As a guardian, he was a “guardian of the poor” in truth; and where there was a real case of distress, and the red tapeism for which the Board of Governors are proverbial, would not permit relief being given, he would himself administer it.”  “His unostentatious liberality was princely, and his gifts were invariably accompanied with either words of encouragement or expressions of sympathy”

“As to his charities, they were unlimited.  Religious organisations in the town ever found him a ready and generous contributor.  He drew no distinction between church and chapels, nor between any one of the dissenting bodies.  All were recipients of his liberality, without reference to denominations of any kind.  The deserving poor in Rhyl always occupied a warm part of his heart, and his beneficent gifts towards their relief and amelioration are too well known to need any comment.  He gave to everything.. even the dumb animal will miss Thomas Winston and the drinking fountain in Queen Street is an instance of his care for the equine and canine tribes, as well as the human species.”

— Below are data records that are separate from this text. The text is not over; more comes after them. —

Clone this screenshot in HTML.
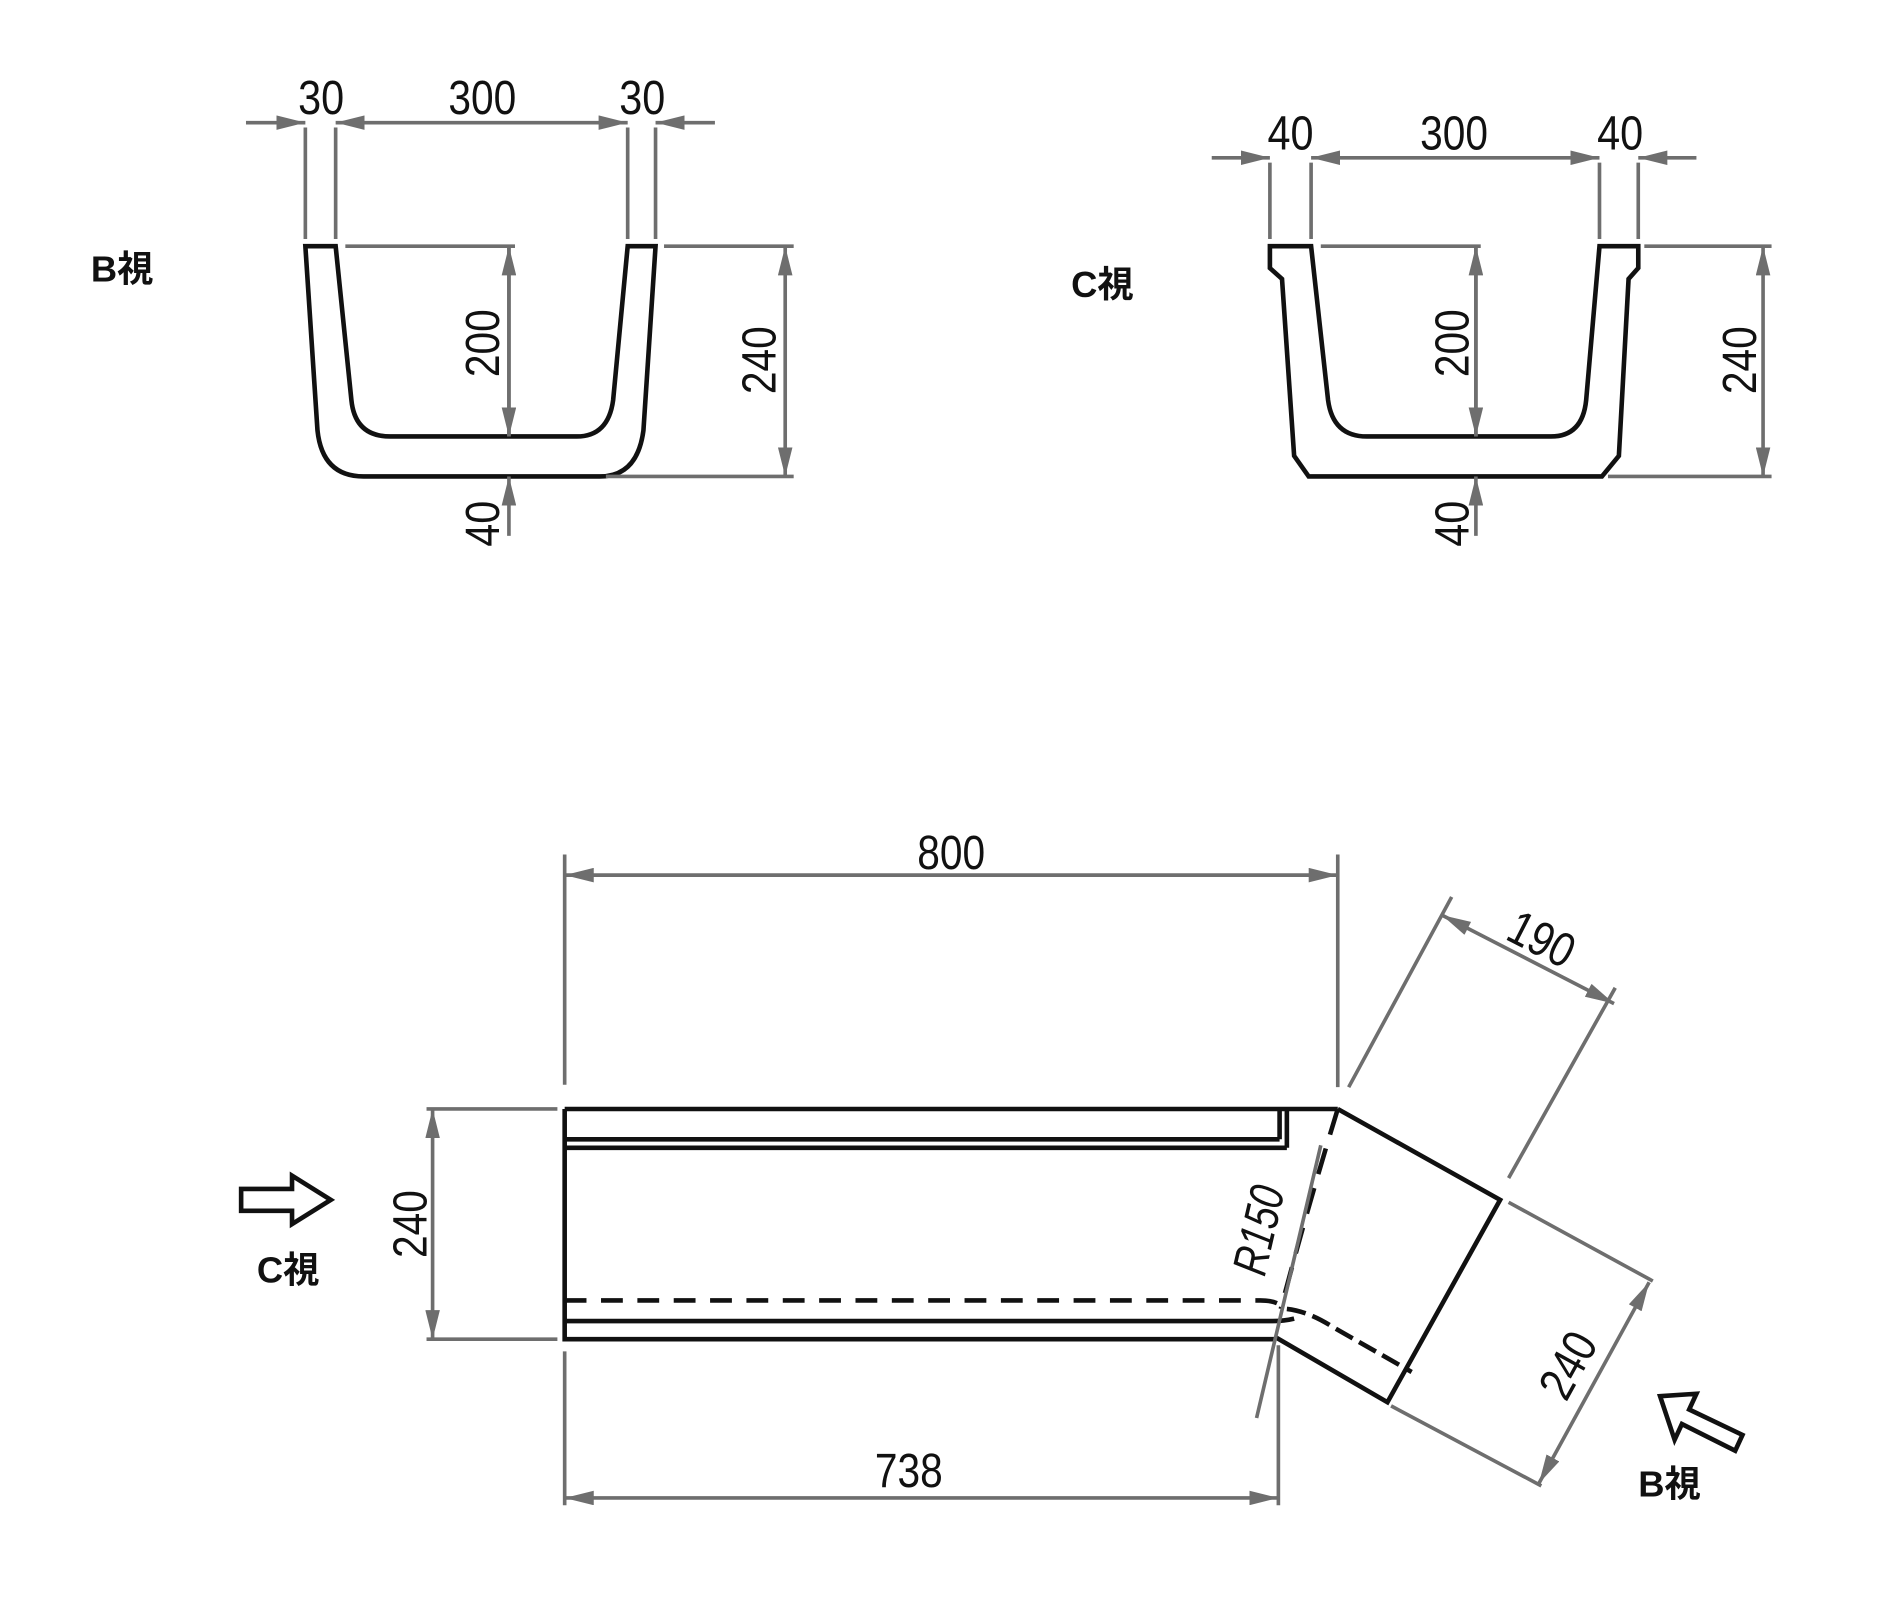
<!DOCTYPE html>
<html><head><meta charset="utf-8"><style>
html,body{margin:0;padding:0;background:#fff}
svg{display:block}
text{font-family:"Liberation Sans",sans-serif;fill:#111}
.d{stroke:#6e6e6e;stroke-width:3;fill:none}
.o{stroke:#111;stroke-width:3.8;fill:none;stroke-linejoin:miter}
.n{font-size:40px}
.j{font-family:"Liberation Sans","Noto Sans CJK JP",sans-serif;font-weight:bold;font-size:30px}
</style></head><body>
<svg width="1900" height="1600" viewBox="0 0 1568 1320" xmlns="http://www.w3.org/2000/svg">
<defs>
<marker id="a" markerUnits="userSpaceOnUse" markerWidth="24" markerHeight="12" refX="24" refY="6" orient="auto-start-reverse"><path d="M0,0 L24,6 L0,12 z" fill="#6e6e6e"/></marker>
</defs>

<!-- B section -->
<text class="j" x="75" y="232">B視</text>
<path class="d" d="M203,101 H252" marker-end="url(#a)"/>
<path class="d" d="M277,101 H518" marker-start="url(#a)" marker-end="url(#a)"/>
<path class="d" d="M590,101 H541" marker-end="url(#a)"/>
<path class="d" d="M252,105 V197 M277,105 V197 M518,105 V197 M541,105 V197"/>
<text class="n" x="265" y="94" text-anchor="middle" textLength="38" lengthAdjust="spacingAndGlyphs">30</text>
<text class="n" x="398" y="94" text-anchor="middle" textLength="56" lengthAdjust="spacingAndGlyphs">300</text>
<text class="n" x="530" y="94" text-anchor="middle" textLength="38" lengthAdjust="spacingAndGlyphs">30</text>
<path class="o" d="M252,203 H277 L290,330 Q293,360 322,360 H476 Q502,360 506,330 L518,203 H541 L531,355 Q526,393 495,393 H300 Q266,393 262,355 Z"/>
<path class="d" d="M285,203 H425 M548,203 H655 M500,393 H655"/>
<path class="d" d="M420,360 V203" marker-end="url(#a)"/>
<path class="d" d="M420,203 V360" marker-end="url(#a)"/>
<path class="d" d="M420,442 V393" marker-end="url(#a)"/>
<path class="d" d="M648,203 V393" marker-start="url(#a)" marker-end="url(#a)"/>
<text class="n" transform="translate(412,283) rotate(-90)" text-anchor="middle" textLength="56" lengthAdjust="spacingAndGlyphs">200</text>
<text class="n" transform="translate(412,432) rotate(-90)" text-anchor="middle" textLength="38" lengthAdjust="spacingAndGlyphs">40</text>
<text class="n" transform="translate(640,297) rotate(-90)" text-anchor="middle" textLength="56" lengthAdjust="spacingAndGlyphs">240</text>

<!-- C section -->
<text class="j" x="884" y="245">C視</text>
<path class="d" d="M1000,130 H1048" marker-end="url(#a)"/>
<path class="d" d="M1082,130 H1320" marker-start="url(#a)" marker-end="url(#a)"/>
<path class="d" d="M1400,130 H1352" marker-end="url(#a)"/>
<path class="d" d="M1048,134 V197 M1082,134 V197 M1320,134 V197 M1352,134 V197"/>
<text class="n" x="1065" y="123" text-anchor="middle" textLength="38" lengthAdjust="spacingAndGlyphs">40</text>
<text class="n" x="1200" y="123" text-anchor="middle" textLength="56" lengthAdjust="spacingAndGlyphs">300</text>
<text class="n" x="1337" y="123" text-anchor="middle" textLength="38" lengthAdjust="spacingAndGlyphs">40</text>
<path class="o" d="M1048,203 H1082 L1096,330 Q1100,360 1128,360 H1280 Q1306,360 1309,330 L1320,203 H1352 V221 L1344,230 L1336,376 L1322,393 H1080 L1068,376 L1058,230 L1048,221 Z"/>
<path class="d" d="M1090,203 H1222 M1357,203 H1462 M1327,393 H1462"/>
<path class="d" d="M1218,360 V203" marker-end="url(#a)"/>
<path class="d" d="M1218,203 V360" marker-end="url(#a)"/>
<path class="d" d="M1218,442 V393" marker-end="url(#a)"/>
<path class="d" d="M1455,203 V393" marker-start="url(#a)" marker-end="url(#a)"/>
<text class="n" transform="translate(1212,283) rotate(-90)" text-anchor="middle" textLength="56" lengthAdjust="spacingAndGlyphs">200</text>
<text class="n" transform="translate(1212,432) rotate(-90)" text-anchor="middle" textLength="38" lengthAdjust="spacingAndGlyphs">40</text>
<text class="n" transform="translate(1449,297) rotate(-90)" text-anchor="middle" textLength="56" lengthAdjust="spacingAndGlyphs">240</text>

<!-- Plan -->
<path class="d" d="M466,705 V895 M1104,705 V897"/>
<path class="d" d="M466,722 H1104" marker-start="url(#a)" marker-end="url(#a)"/>
<text class="n" x="785" y="717" text-anchor="middle" textLength="56" lengthAdjust="spacingAndGlyphs">800</text>

<path class="o" d="M466,915 H1104 M466,915 V1105 H1052 M466,940 H1056 M466,947 H1062 M1056,915 V940 M1062,915 V947 M466,1090 H1050 Q1060,1090 1068,1088"/>
<path class="o" stroke-dasharray="18,12" d="M466,1073 H1040 Q1055,1073 1060,1080"/>
<path class="o" d="M1104,915 L1238,990 L1145,1157 L1052,1103"/>
<path class="o" stroke-dasharray="22,12" d="M1104,915 Q1078,1000 1057,1080"/>
<path class="o" d="M1062,1080 Q1080,1082 1100,1095 L1165,1132" stroke-dasharray="16,6" stroke-width="4.5"/>
<path class="d" d="M1090,945 L1037,1170"/>
<text class="n" transform="translate(1052,1018) rotate(-77)" text-anchor="middle" font-style="italic" textLength="74" lengthAdjust="spacingAndGlyphs">R150</text>

<!-- 190 -->
<path class="d" d="M1113,897 L1198,740 M1245,972 L1333,815"/>
<path class="d" d="M1190,755 L1332,828" marker-start="url(#a)" marker-end="url(#a)"/>
<text class="n" transform="translate(1266,787) rotate(27)" text-anchor="middle" textLength="56" lengthAdjust="spacingAndGlyphs">190</text>
<!-- 240 bend -->
<path class="d" d="M1245,992 L1364,1057 M1148,1160 L1272,1226"/>
<path class="d" d="M1361,1058 L1270,1224" marker-start="url(#a)" marker-end="url(#a)"/>
<text class="n" transform="translate(1306,1133) rotate(-61)" text-anchor="middle" textLength="56" lengthAdjust="spacingAndGlyphs">240</text>

<!-- 738 -->
<path class="d" d="M466,1115 V1242 M1055,1110 V1242"/>
<path class="d" d="M466,1236 H1055" marker-start="url(#a)" marker-end="url(#a)"/>
<text class="n" x="750" y="1227" text-anchor="middle" textLength="56" lengthAdjust="spacingAndGlyphs">738</text>

<!-- 240 left -->
<path class="d" d="M352,915 H460 M352,1105 H460"/>
<path class="d" d="M357,915 V1105" marker-start="url(#a)" marker-end="url(#a)"/>
<text class="n" transform="translate(352,1010) rotate(-90)" text-anchor="middle" textLength="56" lengthAdjust="spacingAndGlyphs">240</text>

<!-- view arrows -->
<path class="o" stroke-width="3" d="M199,981 H241 V970 L273,990 L241,1010 V999 H199 Z"/>
<text class="j" x="212" y="1058">C視</text>
<path class="o" stroke-width="3" d="M1370,1152 L1400,1150 L1394,1163 L1438,1184 L1432,1197 L1388,1175 L1382,1188 Z"/>
<text class="j" x="1352" y="1235">B視</text>
</svg>
</body></html>
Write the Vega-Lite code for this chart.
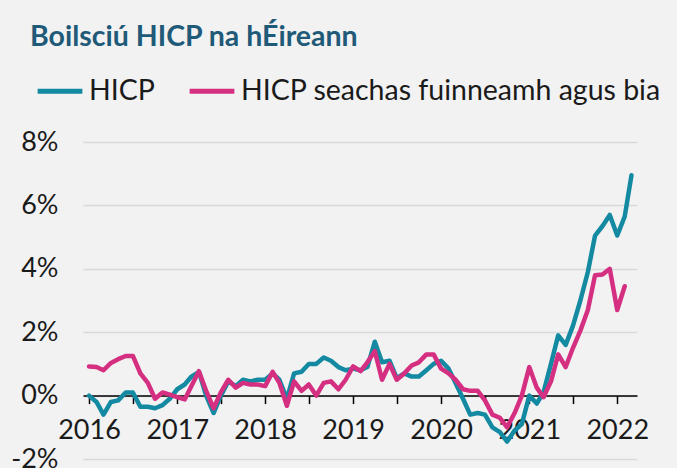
{
  "$schema": "https://vega.github.io/schema/vega-lite/v6.json",
  "width": 554,
  "height": 317,
  "autosize": {"type": "none"},
  "padding": {"left": 83, "top": 142, "right": 40, "bottom": 9},
  "background": "#f2f2f2",
  "title": {"text": "Boilsciú HICP na hÉireann", "anchor": "start", "frame": "group", "dx": -53, "offset": 15, "font": "Lato", "fontSize": 28.5, "fontWeight": "bold", "color": "#1f5a78"},
  "config": {"view": {"stroke": null}, "font": "Lato"},
  "datasets": {
    "hicp": [
      {"date": "2016-01-01", "value": 0.0}, {"date": "2016-02-01", "value": -0.2}, {"date": "2016-03-01", "value": -0.6}, {"date": "2016-04-01", "value": -0.2},
      {"date": "2016-05-01", "value": -0.15}, {"date": "2016-06-01", "value": 0.1}, {"date": "2016-07-01", "value": 0.1}, {"date": "2016-08-01", "value": -0.35},
      {"date": "2016-09-01", "value": -0.35}, {"date": "2016-10-01", "value": -0.4}, {"date": "2016-11-01", "value": -0.3}, {"date": "2016-12-01", "value": -0.1},
      {"date": "2017-01-01", "value": 0.2}, {"date": "2017-02-01", "value": 0.35}, {"date": "2017-03-01", "value": 0.6}, {"date": "2017-04-01", "value": 0.75},
      {"date": "2017-05-01", "value": 0.0}, {"date": "2017-06-01", "value": -0.55}, {"date": "2017-07-01", "value": 0.0}, {"date": "2017-08-01", "value": 0.45},
      {"date": "2017-09-01", "value": 0.3}, {"date": "2017-10-01", "value": 0.5}, {"date": "2017-11-01", "value": 0.45}, {"date": "2017-12-01", "value": 0.5},
      {"date": "2018-01-01", "value": 0.5}, {"date": "2018-02-01", "value": 0.7}, {"date": "2018-03-01", "value": 0.5}, {"date": "2018-04-01", "value": -0.1},
      {"date": "2018-05-01", "value": 0.7}, {"date": "2018-06-01", "value": 0.75}, {"date": "2018-07-01", "value": 1.0}, {"date": "2018-08-01", "value": 1.0},
      {"date": "2018-09-01", "value": 1.2}, {"date": "2018-10-01", "value": 1.1}, {"date": "2018-11-01", "value": 0.9}, {"date": "2018-12-01", "value": 0.8},
      {"date": "2019-01-01", "value": 0.85}, {"date": "2019-02-01", "value": 0.8}, {"date": "2019-03-01", "value": 0.9}, {"date": "2019-04-01", "value": 1.7},
      {"date": "2019-05-01", "value": 1.05}, {"date": "2019-06-01", "value": 1.1}, {"date": "2019-07-01", "value": 0.55}, {"date": "2019-08-01", "value": 0.7},
      {"date": "2019-09-01", "value": 0.6}, {"date": "2019-10-01", "value": 0.6}, {"date": "2019-11-01", "value": 0.8}, {"date": "2019-12-01", "value": 1.0},
      {"date": "2020-01-01", "value": 1.1}, {"date": "2020-02-01", "value": 0.85}, {"date": "2020-03-01", "value": 0.4}, {"date": "2020-04-01", "value": -0.1},
      {"date": "2020-05-01", "value": -0.6}, {"date": "2020-06-01", "value": -0.55}, {"date": "2020-07-01", "value": -0.6}, {"date": "2020-08-01", "value": -1.0},
      {"date": "2020-09-01", "value": -1.15}, {"date": "2020-10-01", "value": -1.45}, {"date": "2020-11-01", "value": -1.1}, {"date": "2020-12-01", "value": -0.9},
      {"date": "2021-01-01", "value": 0.0}, {"date": "2021-02-01", "value": -0.25}, {"date": "2021-03-01", "value": 0.1}, {"date": "2021-04-01", "value": 1.0},
      {"date": "2021-05-01", "value": 1.9}, {"date": "2021-06-01", "value": 1.6}, {"date": "2021-07-01", "value": 2.2}, {"date": "2021-08-01", "value": 3.0},
      {"date": "2021-09-01", "value": 3.9}, {"date": "2021-10-01", "value": 5.05}, {"date": "2021-11-01", "value": 5.35}, {"date": "2021-12-01", "value": 5.7},
      {"date": "2022-01-01", "value": 5.05}, {"date": "2022-02-01", "value": 5.65}, {"date": "2022-03-01", "value": 6.95}
    ],
    "core": [
      {"date": "2016-01-01", "value": 0.92}, {"date": "2016-02-01", "value": 0.9}, {"date": "2016-03-01", "value": 0.8}, {"date": "2016-04-01", "value": 1.03},
      {"date": "2016-05-01", "value": 1.15}, {"date": "2016-06-01", "value": 1.25}, {"date": "2016-07-01", "value": 1.25}, {"date": "2016-08-01", "value": 0.7},
      {"date": "2016-09-01", "value": 0.4}, {"date": "2016-10-01", "value": -0.1}, {"date": "2016-11-01", "value": 0.1}, {"date": "2016-12-01", "value": 0.03},
      {"date": "2017-01-01", "value": -0.05}, {"date": "2017-02-01", "value": -0.12}, {"date": "2017-03-01", "value": 0.3}, {"date": "2017-04-01", "value": 0.77},
      {"date": "2017-05-01", "value": 0.15}, {"date": "2017-06-01", "value": -0.4}, {"date": "2017-07-01", "value": 0.1}, {"date": "2017-08-01", "value": 0.5},
      {"date": "2017-09-01", "value": 0.25}, {"date": "2017-10-01", "value": 0.4}, {"date": "2017-11-01", "value": 0.35}, {"date": "2017-12-01", "value": 0.35},
      {"date": "2018-01-01", "value": 0.3}, {"date": "2018-02-01", "value": 0.75}, {"date": "2018-03-01", "value": 0.4}, {"date": "2018-04-01", "value": -0.32},
      {"date": "2018-05-01", "value": 0.45}, {"date": "2018-06-01", "value": 0.15}, {"date": "2018-07-01", "value": 0.35}, {"date": "2018-08-01", "value": 0.0},
      {"date": "2018-09-01", "value": 0.4}, {"date": "2018-10-01", "value": 0.45}, {"date": "2018-11-01", "value": 0.2}, {"date": "2018-12-01", "value": 0.5},
      {"date": "2019-01-01", "value": 0.92}, {"date": "2019-02-01", "value": 0.77}, {"date": "2019-03-01", "value": 1.05}, {"date": "2019-04-01", "value": 1.4},
      {"date": "2019-05-01", "value": 0.5}, {"date": "2019-06-01", "value": 1.0}, {"date": "2019-07-01", "value": 0.5}, {"date": "2019-08-01", "value": 0.7},
      {"date": "2019-09-01", "value": 0.95}, {"date": "2019-10-01", "value": 1.05}, {"date": "2019-11-01", "value": 1.3}, {"date": "2019-12-01", "value": 1.3},
      {"date": "2020-01-01", "value": 0.85}, {"date": "2020-02-01", "value": 0.7}, {"date": "2020-03-01", "value": 0.5}, {"date": "2020-04-01", "value": 0.2},
      {"date": "2020-05-01", "value": 0.15}, {"date": "2020-06-01", "value": 0.15}, {"date": "2020-07-01", "value": -0.15}, {"date": "2020-08-01", "value": -0.6},
      {"date": "2020-09-01", "value": -0.7}, {"date": "2020-10-01", "value": -1.0}, {"date": "2020-11-01", "value": -0.55}, {"date": "2020-12-01", "value": 0.0},
      {"date": "2021-01-01", "value": 0.9}, {"date": "2021-02-01", "value": 0.25}, {"date": "2021-03-01", "value": -0.05}, {"date": "2021-04-01", "value": 0.45},
      {"date": "2021-05-01", "value": 1.3}, {"date": "2021-06-01", "value": 0.9}, {"date": "2021-07-01", "value": 1.5}, {"date": "2021-08-01", "value": 2.05},
      {"date": "2021-09-01", "value": 2.7}, {"date": "2021-10-01", "value": 3.8}, {"date": "2021-11-01", "value": 3.82}, {"date": "2021-12-01", "value": 4.0},
      {"date": "2022-01-01", "value": 2.7}, {"date": "2022-02-01", "value": 3.45}
    ]
  },
  "encoding": {
    "x": {
      "field": "date", "type": "temporal",
      "scale": {"type": "utc", "domain": [{"year": 2015, "month": 12, "date": 7, "utc": true}, {"year": 2022, "month": 3, "date": 24, "utc": true}]},
      "axis": {
        "title": null, "orient": "bottom", "offset": -63.4, "grid": false,
        "values": [
          {"year": 2016, "month": 1, "date": 1, "utc": true}, {"year": 2016, "month": 7, "date": 1, "utc": true},
          {"year": 2017, "month": 1, "date": 1, "utc": true}, {"year": 2017, "month": 7, "date": 1, "utc": true},
          {"year": 2018, "month": 1, "date": 1, "utc": true}, {"year": 2018, "month": 7, "date": 1, "utc": true},
          {"year": 2019, "month": 1, "date": 1, "utc": true}, {"year": 2019, "month": 7, "date": 1, "utc": true},
          {"year": 2020, "month": 1, "date": 1, "utc": true}, {"year": 2020, "month": 7, "date": 1, "utc": true},
          {"year": 2021, "month": 1, "date": 1, "utc": true}, {"year": 2021, "month": 7, "date": 1, "utc": true},
          {"year": 2022, "month": 1, "date": 1, "utc": true}
        ],
        "labelExpr": "utcmonth(datum.value) === 0 ? utcFormat(datum.value, '%Y') : ''",
        "domainColor": "#000000", "domainWidth": 1.5, "tickColor": "#000000", "tickWidth": 1.5, "tickSize": 8,
        "labelFont": "Lato", "labelFontSize": 27, "labelColor": "#1a1a1a", "labelPadding": 14,
        "labelFlush": false, "labelOverlap": false
      }
    },
    "y": {
      "field": "value", "type": "quantitative",
      "scale": {"domain": [-2, 8], "nice": false, "zero": false},
      "axis": {
        "title": null, "values": [-2, 0, 2, 4, 6, 8], "labelExpr": "datum.value + '%'",
        "domain": false, "ticks": false, "gridColor": "#d9d9d9", "gridWidth": 1.5,
        "labelFont": "Lato", "labelFontSize": 27, "labelColor": "#1a1a1a", "labelPadding": 25
      }
    },
    "color": {
      "field": "series", "type": "nominal",
      "scale": {"domain": ["HICP", "HICP seachas fuinneamh agus bia"], "range": ["#138aa2", "#d42f80"]},
      "legend": {
        "orient": "none", "legendX": -48, "legendY": -76, "direction": "horizontal", "title": null,
        "padding": 0, "symbolType": "stroke", "symbolStrokeWidth": 5, "symbolSize": 2000,
        "labelFont": "Lato", "labelFontSize": 28.5, "labelColor": "#1a1a1a", "labelOffset": 4,
        "columnPadding": 24, "labelLimit": 600
      }
    }
  },
  "layer": [
    {
      "data": {"name": "hicp"},
      "transform": [{"calculate": "'HICP'", "as": "series"}],
      "mark": {"type": "line", "strokeWidth": 4.5, "strokeJoin": "round", "strokeCap": "round"}
    },
    {
      "data": {"name": "core"},
      "transform": [{"calculate": "'HICP seachas fuinneamh agus bia'", "as": "series"}],
      "mark": {"type": "line", "strokeWidth": 4.5, "strokeJoin": "round", "strokeCap": "round"}
    }
  ]
}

The cutting below is from the Rhyl Record and Advertiser, June 29th 1889 which was also the day he died.

The paper of the following week states “his demise has cast a gloom on the whole town, but his many acts of philanthropy, his unswerving rectitude, kindly disposition and urbanity of manner will ever remain green in the memories of the people of Rhyl and warm in their affections”

The paper of July 13th describes a meeting which took place to consider the best memorial to Mr Winston and the photographs show the Window and Monumental Brass , which was decided upon, in St. Thomas’s Church.